A solemn crowd of Australian and New Zealand pilgrims has honoured the Anzac legacy on the rugged shores of Turkey’s Gallipoli peninsula, 103 years after friend and foe stood there metres apart in bloody warfare.
It was the first major battle of World War I for Australian and New Zealand troops, who were sitting ducks landing in a hail of bullets as they attempted to take the Ottoman Empire out of the war.
The sheer magnitude of the “butcher’s bill” was unprecedented, Governor-General of New Zealand Dame Patsy Reddy told the service.
“Such were the losses that during the course of the campaign the New Zealand units engaged here had to be reinforced by more than 100 per cent of their original strength,” she said.
“Australian units experienced a similar attrition.”
A quote from former president of the Republic of Turkey, Mustafa Kemal Ataturk, was read aloud by a Turkish Army colonel to highlight that those who died 103 years ago are now “in the soil of a friendly country” at peace.
From this unfathomable loss, Australia’s national identity was forged, Home Affairs Minister Peter Dutton said.
“It is humbling to stand among our New Zealand and Turkish friends and reflect on the service and sacrifice of the tens of thousands of people on both sides of the campaign who lost their lives,” he said.

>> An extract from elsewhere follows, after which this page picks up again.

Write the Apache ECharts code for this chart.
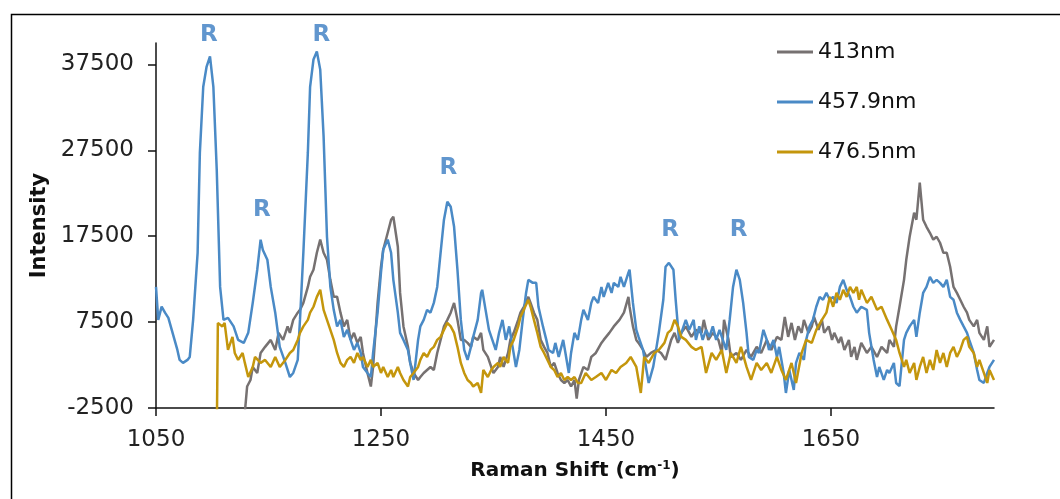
<!DOCTYPE html>
<html>
<head>
<meta charset="utf-8">
<script src="https://cdn.jsdelivr.net/npm/echarts@6/dist/echarts.min.js"></script>
<style>
html,body{margin:0;padding:0;background:#fff;}
#chart{width:1060px;height:499px;}
</style>
</head>
<body>
<div id="chart"></div>
<script>
// ---- data (Raman shift in cm-1, intensity) ----
const seriesNames = ['413nm', '457.9nm', '476.5nm'];

const x413 = [1129,1131,1134,1136,1140,1143,1147,1152,1156,1159,1163,1167,1169,1172,1176,1178,1181,1185,1187,1190,1193,1196,1199,1202,1205,1208,1211,1214,1217,1220,1223,1226,1229,1232,1234,1238,1241,1243,1247,1250,1252,1256,1259,1261,1265,1267,1270,1274,1276,1279,1283,1285,1288,1291,1294,1297,1300,1303,1306,1309,1312,1315,1318,1321,1324,1327,1330,1332,1336,1339,1341,1345,1348,1350,1354,1356,1359,1363,1365,1368,1372,1374,1377,1381,1383,1386,1389,1392,1395,1398,1401,1404,1407,1410,1413,1416,1419,1422,1424,1426,1430,1434,1437,1441,1446,1448,1453,1457,1462,1466,1470,1471,1474,1477,1479,1483,1486,1490,1495,1499,1503,1508,1511,1514,1517,1521,1526,1530,1535,1537,1541,1545,1548,1550,1553,1555,1559,1561,1566,1570,1575,1579,1584,1588,1593,1597,1602,1606,1609,1612,1615,1618,1621,1624,1626,1630,1633,1635,1639,1642,1644,1648,1651,1653,1657,1659,1662,1666,1668,1671,1673,1677,1682,1686,1691,1695,1700,1702,1706,1708,1711,1715,1717,1720,1724,1726,1729,1732,1735,1738,1741,1744,1747,1750,1753,1756,1759,1762,1765,1768,1771,1773,1777,1780,1782,1786,1789,1791,1795];
const y413 = [-3000,0,765,2280,1580,3910,4620,5430,4260,6250,5430,7000,6250,7760,8600,8930,9740,11600,12780,13600,15570,17100,15570,14760,12420,10440,10440,8600,7000,7760,5430,6250,5080,5780,3910,1580,0,2280,9740,13940,15920,17900,19420,19770,16270,10900,7000,4620,2750,1580,765,1110,1580,1930,2280,1930,3910,5430,7000,7760,8600,9740,7760,5430,5430,5080,4620,5780,5430,6250,4260,3450,2280,1580,2280,3450,2280,3910,5430,6250,7760,8600,9290,10440,9740,8600,7760,5430,4620,3910,2280,2750,1580,765,415,765,0,765,-1400,765,2280,1930,3450,3910,5080,5430,6250,7000,7760,8600,10440,9290,7000,5430,5080,4260,3450,3910,4260,3910,3100,5430,6250,5080,6250,7000,5780,6600,6250,7760,5430,6250,5780,5430,3910,7760,5430,3450,3910,3100,4260,3450,4620,3910,5430,4260,5780,5430,8110,5780,7410,5430,7000,6250,7760,6250,7000,8110,6600,7760,6250,7000,5430,6250,5080,5780,4260,5430,3450,4620,3100,5080,3910,4620,3450,4620,3910,5430,4620,7000,9290,12420,14760,17440,20240,19420,23730,19420,18600,17900,17100,17440,16740,15570,15570,13940,11600,10900,10100,9290,8600,7760,7000,7760,6250,5430,7000,4620,5430];

const x458 = [1050,1052,1055,1058,1061,1064,1069,1071,1074,1078,1080,1083,1087,1089,1092,1095,1098,1101,1104,1107,1110,1114,1119,1123,1128,1132,1136,1140,1143,1145,1149,1152,1156,1160,1165,1169,1172,1176,1178,1181,1185,1187,1190,1193,1196,1199,1202,1205,1208,1211,1214,1217,1220,1223,1226,1229,1232,1234,1238,1241,1243,1247,1250,1252,1256,1259,1261,1265,1267,1270,1274,1276,1279,1283,1285,1288,1291,1294,1297,1300,1303,1306,1309,1312,1315,1318,1321,1324,1327,1330,1332,1336,1339,1340,1343,1346,1349,1352,1355,1358,1361,1364,1367,1370,1373,1376,1379,1381,1385,1388,1390,1394,1397,1399,1403,1405,1408,1412,1414,1417,1419,1422,1425,1428,1430,1434,1437,1439,1443,1446,1448,1452,1455,1457,1461,1463,1466,1470,1471,1474,1477,1479,1483,1486,1488,1492,1495,1497,1501,1503,1506,1510,1512,1515,1519,1521,1524,1528,1530,1533,1536,1539,1542,1545,1548,1551,1553,1557,1560,1563,1566,1569,1572,1575,1577,1581,1584,1586,1590,1593,1595,1599,1602,1604,1608,1610,1613,1617,1619,1622,1626,1628,1631,1634,1637,1640,1643,1646,1649,1652,1655,1658,1661,1664,1667,1670,1673,1675,1677,1682,1684,1688,1691,1693,1697,1700,1702,1706,1708,1711,1715,1717,1720,1724,1726,1729,1732,1735,1738,1741,1744,1747,1750,1753,1756,1759,1762,1765,1768,1771,1773,1777,1780,1782,1786,1789,1791,1795];
const y458 = [11600,7760,9300,8600,8000,6600,4260,3100,2750,3100,3450,7760,15570,27230,34900,37260,38430,34900,25250,11600,7760,8000,7000,5430,5080,6250,9740,13600,17100,15900,14760,11600,8600,4620,2750,1110,1580,3100,7760,15570,27230,34900,38080,39000,36900,29100,17440,11600,8930,7000,7760,5780,6600,5430,4260,5080,3910,2280,1580,1110,3910,8600,13250,15920,17100,15570,12420,8600,6250,5430,4260,2750,765,5430,7000,7760,8930,8600,9740,11600,15570,19420,21520,20940,18600,13590,7760,4260,3100,4620,5780,7760,10900,11260,8930,6600,5430,4260,6250,7760,5430,7000,4620,2280,4260,7760,10900,12420,12070,12070,9290,7000,5430,4260,3910,5080,3450,5430,3910,1580,3910,6250,5430,7760,8930,7760,9740,10440,9740,11600,10440,12070,10900,12070,11600,12780,11600,13250,13600,9740,6600,5780,4260,1930,415,2280,4620,6250,10100,13940,14400,13600,10100,5430,7000,7760,6600,7760,5430,7000,5430,6600,5780,7000,5430,6600,5780,4260,7760,11600,13600,12420,9740,6250,3450,3100,4260,3910,6600,5430,4260,5430,3450,4620,1580,-750,1930,-400,2750,3910,3100,5430,7000,7760,9290,10440,10100,10900,10100,10440,9740,11600,12420,11260,10440,9290,8600,8930,9290,8930,6250,3100,1110,2280,765,1930,1580,2750,415,50,5430,6250,7000,7760,5780,8600,10900,11600,12780,12070,12420,12070,11600,12420,10440,10100,8600,7760,7000,6250,5430,3910,1930,765,415,1580,2280,3100];

const x477 = [1104,1105,1109,1111,1114,1118,1120,1123,1127,1129,1132,1136,1138,1143,1147,1152,1156,1160,1165,1169,1172,1176,1178,1181,1185,1187,1190,1193,1196,1199,1202,1205,1208,1211,1214,1217,1220,1223,1226,1229,1232,1234,1238,1241,1243,1247,1250,1252,1256,1259,1261,1265,1267,1270,1274,1276,1279,1283,1285,1288,1291,1294,1297,1300,1303,1306,1309,1312,1315,1318,1321,1324,1327,1330,1332,1336,1339,1341,1345,1348,1350,1354,1356,1359,1363,1365,1368,1372,1374,1377,1381,1383,1386,1389,1392,1395,1398,1401,1404,1407,1410,1413,1416,1419,1422,1425,1428,1432,1437,1441,1446,1450,1455,1459,1463,1468,1472,1477,1481,1484,1488,1493,1497,1502,1505,1508,1511,1514,1517,1521,1526,1530,1535,1539,1544,1548,1553,1557,1561,1566,1570,1575,1579,1584,1588,1593,1597,1602,1606,1610,1615,1619,1624,1628,1633,1637,1642,1646,1649,1652,1655,1658,1661,1664,1667,1670,1673,1675,1677,1682,1686,1691,1695,1700,1704,1708,1711,1715,1717,1720,1724,1726,1729,1732,1735,1738,1741,1744,1747,1750,1753,1756,1759,1762,1765,1768,1771,1773,1777,1780,1782,1786,1789,1791,1795];
const y477 = [-6000,7410,7000,7410,4260,5780,3910,3100,3910,2750,1110,2280,3450,2750,3100,2280,3450,2280,3100,3910,4260,5430,6250,7000,7760,8600,9290,10440,11260,8930,7760,6600,5430,3910,2750,2280,3100,3450,2750,3910,3100,3450,2280,3100,2280,2750,1580,2280,1110,1930,1110,2280,1580,765,0,1110,1580,2280,3100,3910,3450,4260,4620,5430,5780,6600,7410,7000,6250,4620,2750,1580,765,415,0,415,-750,1930,1110,1930,2280,2750,2280,3450,2750,4620,5430,7000,8110,8930,10100,9290,7760,6250,4620,3910,3100,2280,1930,1110,1580,765,1110,765,1110,415,415,1580,765,1110,1580,765,1930,1580,2280,2750,3450,2280,-750,3450,2750,3910,4260,5080,6250,6600,7760,7000,5780,5430,4620,4260,4620,1580,3910,3100,4260,1580,3910,2750,4620,2280,765,2750,1930,2750,1580,3450,1930,765,2750,415,3910,5430,5080,6600,7760,8600,10440,9290,10900,10100,11260,10440,11600,10900,11600,10100,11260,9740,10440,8930,9290,7760,6600,5430,3910,2280,3100,1580,2750,765,2280,3450,1580,3100,1930,4260,2750,3910,2280,3910,4620,3450,4260,5430,5780,4620,3910,2280,3100,1580,415,1930,765];

// "R" annotation marks (Raman shift, intensity where the letter sits)
const rX = [1097, 1144, 1197, 1310, 1507, 1568];
const rY = [40875, 20590, 40875, 25480, 18250, 18250];

// axis ticks
const xTicks = [1050, 1250, 1450, 1650];
const yTicks = [-2500, 7500, 17500, 27500, 37500];

const colors = ['#767171', '#4a8ac6', '#c4960c'];
const FONT = 'DejaVu Sans';

function pairs(xs, ys) { return xs.map((x, i) => [x, ys[i]]); }

const chart = echarts.init(document.getElementById('chart'), null, {renderer: 'canvas'});
chart.setOption({
  animation: false,
  backgroundColor: '#fff',
  graphic: [{
    type: 'rect', left: 9, top: 12, z: -10,
    shape: {width: 1200, height: 700},
    style: {fill: 'none', stroke: '#000', lineWidth: 1.5}
  }],
  grid: {left: 156, right: 66, top: 43, bottom: 91},
  legend: {
    data: seriesNames,
    orient: 'vertical',
    left: 772, top: 34,
    icon: 'rect', itemWidth: 36, itemHeight: 3, itemGap: 24,
    textStyle: {fontFamily: FONT, fontSize: 22, color: '#111', lineHeight: 26}
  },
  xAxis: {
    type: 'value', min: 1050, max: 1795,
    name: '{a|Raman Shift (cm}{s|-1}{a|)}',
    nameLocation: 'middle', nameGap: 52,
    nameTextStyle: {
      rich: {
        a: {fontFamily: FONT, fontSize: 20, fontWeight: 'bold', color: '#111'},
        s: {fontFamily: FONT, fontSize: 12, fontWeight: 'bold', color: '#111', verticalAlign: 'top', padding: [0, 0, 10, 0]}
      }
    },
    axisLine: {onZero: false, lineStyle: {color: '#111', width: 1.5}},
    axisTick: {show: true, length: 8, customValues: xTicks, lineStyle: {color: '#111', width: 1.5}},
    axisLabel: {customValues: xTicks, margin: 21, fontFamily: FONT, fontSize: 23, color: '#222', formatter: v => String(v)},
    splitLine: {show: false}
  },
  yAxis: {
    type: 'value', min: -2500, max: 40000,
    name: 'Intensity', nameLocation: 'middle', nameGap: 97, nameRotate: 90,
    nameTextStyle: {fontFamily: FONT, fontSize: 21, fontWeight: 'bold', color: '#111'},
    axisLine: {show: true, onZero: false, lineStyle: {color: '#111', width: 1.5}},
    axisTick: {show: true, length: 8, customValues: yTicks, lineStyle: {color: '#111', width: 1.5}},
    axisLabel: {customValues: yTicks, margin: 22, fontFamily: FONT, fontSize: 23, color: '#222', formatter: v => String(v)},
    splitLine: {show: false}
  },
  series: [
    {name: seriesNames[0], type: 'line', data: pairs(x413, y413), symbol: 'none', color: colors[0], lineStyle: {width: 2.5, color: colors[0]}, z: 2},
    {name: seriesNames[1], type: 'line', data: pairs(x458, y458), symbol: 'none', color: colors[1], lineStyle: {width: 2.5, color: colors[1]}, z: 3},
    {name: seriesNames[2], type: 'line', data: pairs(x477, y477), symbol: 'none', color: colors[2], lineStyle: {width: 2.5, color: colors[2]}, z: 4},
    {
      name: 'R', type: 'scatter', data: pairs(rX, rY), symbolSize: 1, clip: false, z: 5,
      itemStyle: {color: 'rgba(0,0,0,0)'},
      label: {show: true, position: 'inside', formatter: 'R', fontFamily: FONT, fontSize: 23, fontWeight: 'bold', color: '#3a7cc2'}
    }
  ]
});
</script>
</body>
</html>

“A legacy of resilience, determination, facing decisions and sights we would never wish upon anyone.
“They are at the core of our people and our purpose. And for this, we will be eternally grateful. Lest we forget.”
The voices of The Choir of St James’ from Sydney rang out over Anzac Cove as dawn broke.
Earlier, New Zealand’s army chief Major General Peter Kelly painted a picture of the horrors Aussie and Kiwi troops faced on April 25, 1915, with machine guns pointed at them from cliffs still shrouded in darkness.
He noted the youth and inexperience of those forced to make “hideously difficult” decisions under pressure.
“And as night gave way to day, they wondered if they would be found deficient in courage,” Major General Kelly said.
“For hundreds it would be their last day on earth.
“The passing of time has not diminished the tragedy of what occurred here.”
Six students from East Loddon College in central Victoria were among those who lined the coastline, standing for the first time at the service alongside pupils from their Turkish sister school.
“I think it shows peace is possible and schools on opposite sides of the world can come together and share in a significant day … and have the same values and beliefs,” principal Steven Leed told the Seven Network.
But the pilgrimage was not smooth sailing for everyone in the crowd after a bus carrying 45 people, mostly young Australian and New Zealand travellers, burst into flames en route to the service from Izmir in Turkey.
All personal belongings were destroyed in the charred wreckage, however it is understood no one was injured.